CAT: Why Consensus Is Coming Our Way
Resource-related Capital Investment Cycle: When commodities rise sharply, resources-related capital spending ramps quickly to bring on additional supply. A subsequent flattening or decline in commodity prices can bring resource-related capital spending back to trend levels – typically not far above maintenance levels, since the industries are generally mature. Currently, resources-related capital spending is very high following 100+ year outlier gains in many commodity prices, like iron ore, copper and gold.
Expect Very Large Declines: Some are looking for slower growth or small declines in resources-related capital spending. That expectation is inconsistent with history and logic. As the chart above shows, resources-related capital spending declined 80% over a five year period following peak orders in the late 1970s. CAT posted very large losses in the early/mid 1980s, in part as a result of this readjustment. As the chart below shows, a return to slow output growth levels of capital spending (approximated by depreciation and amortization) would bring a ~70% decline in capital spending at large miners. Mining is not a growth industry. In the long-run, capital spending should be expected to approximate DD&A.

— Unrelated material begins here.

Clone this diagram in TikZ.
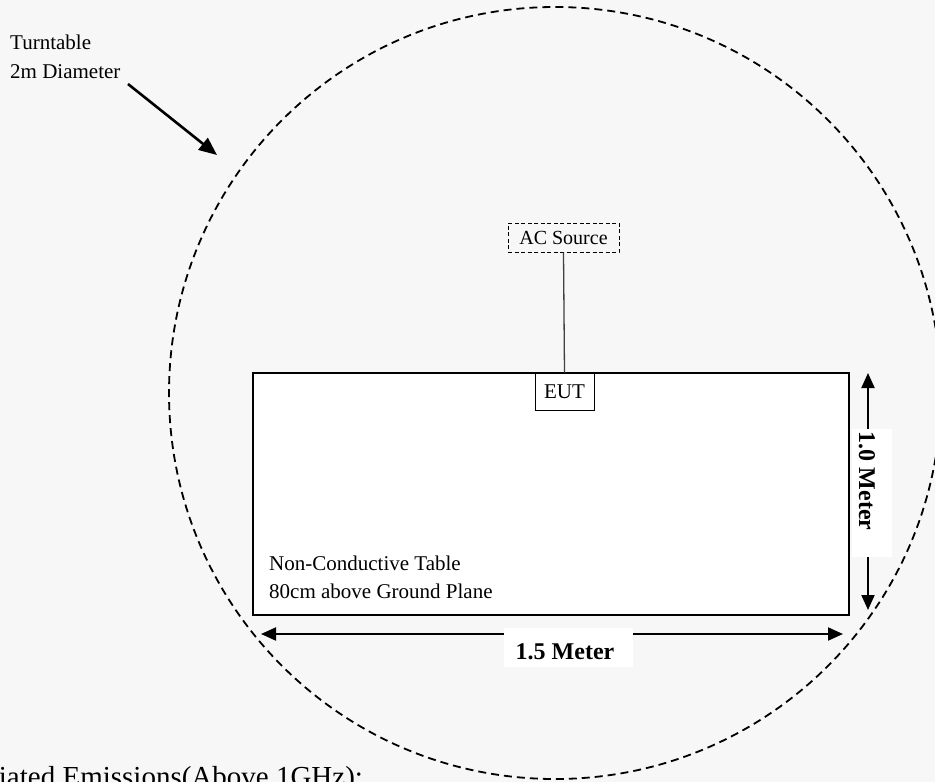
\documentclass[tikz,border=0pt]{standalone}
\usepackage{fontspec}
\setmainfont{Liberation Serif}
\usetikzlibrary{arrows.meta}
\definecolor{bg}{HTML}{F7F7F7}
\begin{document}
\begin{tikzpicture}[x=1pt,y=-1pt,
  txt/.style={inner sep=0pt, anchor=base west, font=\fontsize{21}{25}\selectfont},
  dimarrow/.style={line width=2pt, {Triangle[length=15pt,width=13pt]}-{Triangle[length=15pt,width=13pt]}},
  labelbox/.style={fill=white, inner sep=0pt},
  dimtext/.style={inner sep=0pt, font=\fontsize{24}{28}\selectfont\bfseries},
  turnarrow/.style={line width=2.6pt, -{Triangle[length=18pt,width=15pt]}},
  circ/.style={line width=1.8pt, dash pattern=on 8pt off 5pt},
  acbox/.style={draw, line width=1pt, dash pattern=on 4pt off 2.5pt, inner sep=0pt, minimum width=111pt, minimum height=29pt, font=\fontsize{20}{24}\selectfont},
  eutbox/.style={draw, fill=white, line width=1pt, inner sep=0pt, minimum width=59pt, minimum height=37pt, font=\fontsize{21}{25}\selectfont},
  tablebox/.style={draw, fill=white, line width=2.8pt, inner sep=0pt, minimum width=596pt, minimum height=242pt},
  wire/.style={line width=1.3pt, draw=black!75}
]
\useasboundingbox (0,0) rectangle (935,782);
\clip (0,0) rectangle (935,782);
\fill[bg] (0,0) rectangle (935,782);

% table
\node[tablebox] (table) at (551,494) {};
\node[txt] (tt1) at (269,570) {Non-Conductive Table};
\node[txt] (tt2) at (269,598) {80cm above Ground Plane};

% AC source and EUT
\node[acbox] (ac) at (563.5,237.5) {AC Source};
\node[eutbox] (eut) at (564.5,391.5) {EUT};
\draw[wire] (ac.south) -- (eut.north);

% turntable label
\node[txt] (turn1) at (10,49) {Turntable};
\node[txt] (turn2) at (10,78) {2m Diameter};
\coordinate (tS) at (128,84);
\coordinate (tE) at (217,155);
\draw[turnarrow] (tS) -- (tE);

% dimension arrows
\coordinate (hL) at (261,634);
\coordinate (hR) at (843,634);
\draw[dimarrow] (hL) -- (hR);
\coordinate (vT) at (868,373);
\coordinate (vB) at (868,610);
\draw[dimarrow] (vT) -- (vB);

\node[labelbox, minimum width=129pt, minimum height=39pt] (hbox) at (568.5,647.5) {};
\node[dimtext, anchor=base] (htext) at (565,659) {1.5 Meter};
\node[labelbox, minimum width=40pt, minimum height=128pt] (vbox) at (872,493) {};
\node[dimtext, rotate=-90] (vtext) at (867,481) {1.0 Meter};

% turntable circle
\node[circ, draw, circle, minimum size=772pt, inner sep=0pt] (turntable) at (555,393) {};

% caption (cut off at the picture's edges, as in the reference)
\node[inner sep=0pt, anchor=base west, font=\fontsize{29}{35}\selectfont] (cap) at (-48,786) {Radiated Emissions(Above 1GHz):};
\end{tikzpicture}
\end{document}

Resources Capital Equipment Is Where CAT Makes Money: Approximately three-quarters of CAT’s 2012 operating income was derived from Resource Industries and Power Systems. Both of those divisions are heavily exposed to resource-related capital spending. Resource Industries counts sales of mining equipment to coal, copper, iron ore and gold mines as its largest end-markets. Power Systems sells locomotives to mines and railroads, power generation systems to mines/resource companies and power plants, turbines to gas compression and energy extraction sites, and other end markets. Picturing the impact of a 50% decline in resources-related capital spending (not at all unlikely in our view) on the operating income of CAT does not require much imagination.
Value Traps: CAT, Komatsu and other diversified resource-equipment suppliers are likely to look cheap on multiples for years to come. They will go down and investors will buy them thinking they are values, only to find that results weaken yet further. Beware the low PE in cyclicals – it is frequently a sign of a cycle peak or decline.